This project is based on the idea that the peace process needs a sustainable frame in which the world of conflict resolution intersects with the world of realpolitik. Members of the advisory board would make a serious commitment to keeping the peace process on track whatever the level of violence or provocation in the region. Over time the table could evolve into a semi-permanent forum for the wider region to facilitate cooperation on regional security issues such as water, the environment, the nuclear question and early warning in potential areas of conflict.
The parameters of the political endgame of the Palestine-Israel conflict are well known. What we do not know is how to get there. The international community has an important role to play as a third party in creating the opportunities in which a peace is to be established. The parties involved in the conflict, whilst knowing the political exits, are not in a frame of mind to create a durable peace that serves the interests of all.
The cause of peace has continually been derailed by a series of unilateral, reactionary measures that only serve to deepen cycles of mistrust, hatred and violence.

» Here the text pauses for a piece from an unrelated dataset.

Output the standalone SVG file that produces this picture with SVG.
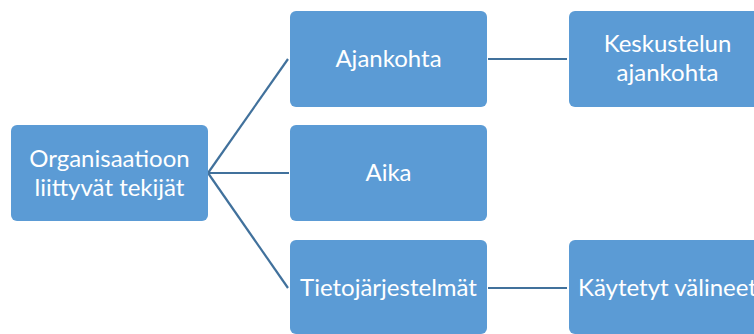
<svg xmlns="http://www.w3.org/2000/svg" width="754" height="334" viewBox="0 0 754 334">
  <style>
    .box { fill: #5B9BD5; }
    .lbl { fill: #FFFFFF; font-family: Lato, "Open Sans", "Liberation Sans", sans-serif; font-size: 24px; text-anchor: middle; }
    .link { stroke: #41719C; stroke-width: 2.2; fill: none; }
  </style>
  <rect width="754" height="334" fill="#FFFFFF"/>
  <g id="connectors">
    <path class="link" d="M208 173 L288 59"/>
    <path class="link" d="M208 173 L289 173"/>
    <path class="link" d="M208 173 L288 288"/>
    <path class="link" d="M488 59 L567 59"/>
    <path class="link" d="M488 288 L567 288"/>
  </g>
  <g id="organisaatio">
    <rect class="box" x="11" y="125" width="197" height="96" rx="6"/>
    <text class="lbl" x="109.5" y="167">Organisaatioon</text>
    <text class="lbl" x="109.5" y="196">liittyvät tekijät</text>
  </g>
  <g id="ajankohta">
    <rect class="box" x="290" y="11" width="197" height="96" rx="6"/>
    <text class="lbl" x="388.5" y="67">Ajankohta</text>
  </g>
  <g id="aika">
    <rect class="box" x="290" y="125" width="197" height="96" rx="6"/>
    <text class="lbl" x="388.5" y="181">Aika</text>
  </g>
  <g id="tietojarjestelmat">
    <rect class="box" x="290" y="240" width="197" height="94" rx="6"/>
    <text class="lbl" x="388.5" y="296">Tietojärjestelmät</text>
  </g>
  <g id="keskustelun-ajankohta">
    <rect class="box" x="569" y="11" width="197" height="96" rx="6"/>
    <text class="lbl" x="667.5" y="52">Keskustelun</text>
    <text class="lbl" x="667.5" y="81">ajankohta</text>
  </g>
  <g id="kaytetyt-valineet">
    <rect class="box" x="569" y="240" width="197" height="94" rx="6"/>
    <text class="lbl" x="667.5" y="296">Käytetyt välineet</text>
  </g>
</svg>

These measures have perhaps often seemed unavoidable. One effective way of mitigating the damage they inflict on the wider narrative of peace-building would be to put in place a mechanism, such as a Semi-Permanent Conference Table, created by the international community that actively maintains a durable peace process involving all the stakeholders in the conflict.
Gabrielle Rifkind is the Director of the Oxford Process programme at Oxford Research Group (ORG), which leads on preventive diplomacy work and high-level mediation. She is a group analyst and...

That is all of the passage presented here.